5. Other Valuable Content
- The study also meticulously compares various classical and cutting-edge models, using multiple random seeds and cross-validation to enhance robustness and statistical credibility of the results.
- Raw data and model parameters are made openly available across multiple platforms (GitHub, Kaggle, Zenodo), greatly facilitating data reuse and innovative extension by subsequent researchers.

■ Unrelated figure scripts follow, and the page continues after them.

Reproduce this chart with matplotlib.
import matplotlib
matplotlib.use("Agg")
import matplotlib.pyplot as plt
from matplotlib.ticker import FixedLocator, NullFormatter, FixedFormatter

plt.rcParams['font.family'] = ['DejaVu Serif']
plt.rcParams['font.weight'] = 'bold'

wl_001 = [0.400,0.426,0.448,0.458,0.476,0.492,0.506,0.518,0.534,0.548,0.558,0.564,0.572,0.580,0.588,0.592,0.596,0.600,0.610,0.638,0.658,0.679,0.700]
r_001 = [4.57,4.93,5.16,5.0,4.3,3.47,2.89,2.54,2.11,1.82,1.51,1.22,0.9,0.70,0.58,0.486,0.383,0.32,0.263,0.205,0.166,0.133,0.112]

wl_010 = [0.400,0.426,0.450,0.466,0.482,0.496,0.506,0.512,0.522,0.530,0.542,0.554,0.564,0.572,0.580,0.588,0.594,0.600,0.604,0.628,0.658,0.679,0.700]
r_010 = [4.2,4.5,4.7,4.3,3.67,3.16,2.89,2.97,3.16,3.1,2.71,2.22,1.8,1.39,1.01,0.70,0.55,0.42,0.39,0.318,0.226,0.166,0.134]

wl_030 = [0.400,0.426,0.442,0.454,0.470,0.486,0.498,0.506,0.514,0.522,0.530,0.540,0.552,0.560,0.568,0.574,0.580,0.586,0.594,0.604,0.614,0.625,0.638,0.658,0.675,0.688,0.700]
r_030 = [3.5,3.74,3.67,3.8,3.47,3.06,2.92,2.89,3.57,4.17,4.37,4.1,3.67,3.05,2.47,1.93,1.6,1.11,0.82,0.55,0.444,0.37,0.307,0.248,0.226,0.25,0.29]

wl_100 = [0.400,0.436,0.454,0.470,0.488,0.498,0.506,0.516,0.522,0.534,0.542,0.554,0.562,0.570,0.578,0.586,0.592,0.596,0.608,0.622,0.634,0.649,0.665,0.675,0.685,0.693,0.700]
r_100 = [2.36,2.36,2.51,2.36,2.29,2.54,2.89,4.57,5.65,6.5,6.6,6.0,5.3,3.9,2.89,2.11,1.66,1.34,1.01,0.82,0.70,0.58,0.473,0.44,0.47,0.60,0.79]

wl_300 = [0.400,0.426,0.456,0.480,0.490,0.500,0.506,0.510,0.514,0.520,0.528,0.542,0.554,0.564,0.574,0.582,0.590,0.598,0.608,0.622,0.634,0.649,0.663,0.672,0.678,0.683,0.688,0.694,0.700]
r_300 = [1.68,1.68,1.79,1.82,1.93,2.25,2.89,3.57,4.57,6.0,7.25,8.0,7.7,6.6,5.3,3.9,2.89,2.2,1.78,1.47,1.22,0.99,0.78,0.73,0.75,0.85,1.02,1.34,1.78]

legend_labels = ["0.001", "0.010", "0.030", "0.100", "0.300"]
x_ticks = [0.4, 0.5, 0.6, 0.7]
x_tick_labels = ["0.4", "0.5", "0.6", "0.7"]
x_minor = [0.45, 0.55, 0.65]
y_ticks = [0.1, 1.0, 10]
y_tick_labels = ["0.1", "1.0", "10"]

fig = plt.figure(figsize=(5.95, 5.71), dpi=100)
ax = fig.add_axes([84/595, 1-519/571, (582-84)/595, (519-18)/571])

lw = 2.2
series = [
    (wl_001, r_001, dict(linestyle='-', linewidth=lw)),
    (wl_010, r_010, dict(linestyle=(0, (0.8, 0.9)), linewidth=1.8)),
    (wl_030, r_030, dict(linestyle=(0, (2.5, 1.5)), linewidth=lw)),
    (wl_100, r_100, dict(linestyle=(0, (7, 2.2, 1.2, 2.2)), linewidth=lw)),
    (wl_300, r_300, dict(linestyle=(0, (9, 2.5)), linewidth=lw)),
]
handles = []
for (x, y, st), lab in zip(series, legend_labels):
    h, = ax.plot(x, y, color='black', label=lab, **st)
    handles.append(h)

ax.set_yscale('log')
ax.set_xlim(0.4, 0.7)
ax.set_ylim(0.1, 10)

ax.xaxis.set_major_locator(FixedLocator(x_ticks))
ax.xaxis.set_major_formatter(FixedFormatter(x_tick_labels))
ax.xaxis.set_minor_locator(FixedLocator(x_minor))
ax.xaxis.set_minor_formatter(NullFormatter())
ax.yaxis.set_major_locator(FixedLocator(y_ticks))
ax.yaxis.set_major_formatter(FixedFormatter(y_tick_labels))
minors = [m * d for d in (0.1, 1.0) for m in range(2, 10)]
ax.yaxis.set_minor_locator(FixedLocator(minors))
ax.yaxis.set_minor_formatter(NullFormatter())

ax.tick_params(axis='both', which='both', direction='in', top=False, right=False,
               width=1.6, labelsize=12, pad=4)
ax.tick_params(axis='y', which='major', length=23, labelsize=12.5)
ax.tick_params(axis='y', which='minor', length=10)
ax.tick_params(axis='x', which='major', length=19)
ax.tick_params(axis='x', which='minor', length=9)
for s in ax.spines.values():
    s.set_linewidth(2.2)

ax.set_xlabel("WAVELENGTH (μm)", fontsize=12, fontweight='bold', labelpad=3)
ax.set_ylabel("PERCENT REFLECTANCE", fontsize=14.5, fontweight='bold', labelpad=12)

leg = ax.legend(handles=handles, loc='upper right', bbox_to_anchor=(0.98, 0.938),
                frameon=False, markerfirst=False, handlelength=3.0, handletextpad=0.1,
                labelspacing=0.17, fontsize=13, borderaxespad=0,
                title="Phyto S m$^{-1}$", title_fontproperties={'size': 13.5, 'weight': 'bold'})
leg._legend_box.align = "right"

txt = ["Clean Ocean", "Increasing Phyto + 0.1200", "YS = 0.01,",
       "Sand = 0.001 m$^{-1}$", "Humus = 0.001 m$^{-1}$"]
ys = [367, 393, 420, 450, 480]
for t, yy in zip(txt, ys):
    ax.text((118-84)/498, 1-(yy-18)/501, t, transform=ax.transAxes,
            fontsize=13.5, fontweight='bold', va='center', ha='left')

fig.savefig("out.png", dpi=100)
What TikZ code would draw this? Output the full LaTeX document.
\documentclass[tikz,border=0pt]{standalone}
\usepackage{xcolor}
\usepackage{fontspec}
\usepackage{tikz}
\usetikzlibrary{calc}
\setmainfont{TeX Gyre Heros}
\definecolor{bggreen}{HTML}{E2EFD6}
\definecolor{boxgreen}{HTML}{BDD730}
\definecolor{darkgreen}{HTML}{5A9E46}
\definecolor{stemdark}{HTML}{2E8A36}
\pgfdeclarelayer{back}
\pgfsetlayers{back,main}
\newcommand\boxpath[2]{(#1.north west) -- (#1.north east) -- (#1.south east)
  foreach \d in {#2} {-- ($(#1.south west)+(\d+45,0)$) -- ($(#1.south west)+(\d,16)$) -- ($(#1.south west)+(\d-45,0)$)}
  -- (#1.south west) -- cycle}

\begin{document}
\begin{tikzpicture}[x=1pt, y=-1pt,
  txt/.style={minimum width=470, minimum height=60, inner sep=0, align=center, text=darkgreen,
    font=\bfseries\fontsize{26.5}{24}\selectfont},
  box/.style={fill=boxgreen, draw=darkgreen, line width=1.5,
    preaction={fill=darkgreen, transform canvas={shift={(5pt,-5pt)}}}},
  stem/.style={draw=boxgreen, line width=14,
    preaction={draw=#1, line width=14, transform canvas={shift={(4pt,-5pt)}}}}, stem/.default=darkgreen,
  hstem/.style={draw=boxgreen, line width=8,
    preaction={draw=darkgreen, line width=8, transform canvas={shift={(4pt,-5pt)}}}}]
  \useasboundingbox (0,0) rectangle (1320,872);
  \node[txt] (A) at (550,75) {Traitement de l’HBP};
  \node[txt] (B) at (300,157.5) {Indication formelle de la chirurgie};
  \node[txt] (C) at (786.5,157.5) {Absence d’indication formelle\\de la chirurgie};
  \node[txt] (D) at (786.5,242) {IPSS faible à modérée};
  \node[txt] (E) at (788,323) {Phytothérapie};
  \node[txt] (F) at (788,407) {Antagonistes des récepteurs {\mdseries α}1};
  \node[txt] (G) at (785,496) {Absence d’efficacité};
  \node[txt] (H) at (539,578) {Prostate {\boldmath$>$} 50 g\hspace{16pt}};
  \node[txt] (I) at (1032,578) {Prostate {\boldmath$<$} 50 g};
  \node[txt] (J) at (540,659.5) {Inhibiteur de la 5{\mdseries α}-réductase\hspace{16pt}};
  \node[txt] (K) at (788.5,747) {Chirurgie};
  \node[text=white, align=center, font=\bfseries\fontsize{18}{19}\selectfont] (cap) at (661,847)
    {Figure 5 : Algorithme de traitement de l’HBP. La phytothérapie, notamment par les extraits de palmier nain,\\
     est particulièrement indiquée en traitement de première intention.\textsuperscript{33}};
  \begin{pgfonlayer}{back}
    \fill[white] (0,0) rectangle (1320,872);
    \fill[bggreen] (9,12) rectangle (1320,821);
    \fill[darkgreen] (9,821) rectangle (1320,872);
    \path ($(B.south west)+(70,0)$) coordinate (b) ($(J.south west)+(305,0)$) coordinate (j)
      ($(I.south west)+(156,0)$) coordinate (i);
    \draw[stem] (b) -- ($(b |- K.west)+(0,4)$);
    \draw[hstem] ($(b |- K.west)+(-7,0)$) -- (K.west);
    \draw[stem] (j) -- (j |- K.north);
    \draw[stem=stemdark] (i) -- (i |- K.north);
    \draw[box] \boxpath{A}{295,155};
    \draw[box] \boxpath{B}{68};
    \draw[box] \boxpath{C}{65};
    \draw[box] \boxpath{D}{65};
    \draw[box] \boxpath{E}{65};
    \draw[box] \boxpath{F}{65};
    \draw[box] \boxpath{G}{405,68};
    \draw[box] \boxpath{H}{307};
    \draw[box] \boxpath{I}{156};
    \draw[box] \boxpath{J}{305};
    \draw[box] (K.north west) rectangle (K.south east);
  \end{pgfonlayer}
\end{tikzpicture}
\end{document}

- The research is supported by the Basic Research Program of Shanxi Province, reflecting strong disciplinary development in medical AI in the Shanxi region.
6. Closing Remarks
Cox-SAGE heralds the mainstream trend of future tumor stratified diagnosis and personalized prognosis in the “big data + AI” era. Its methodology and results represent a major leap forward in survival analysis and set an example for advancing interpretability in deep learning. In the future, this framework is expected to have a sustained impact in broader disease scenarios, in clinical practice, and in basic biomedical research.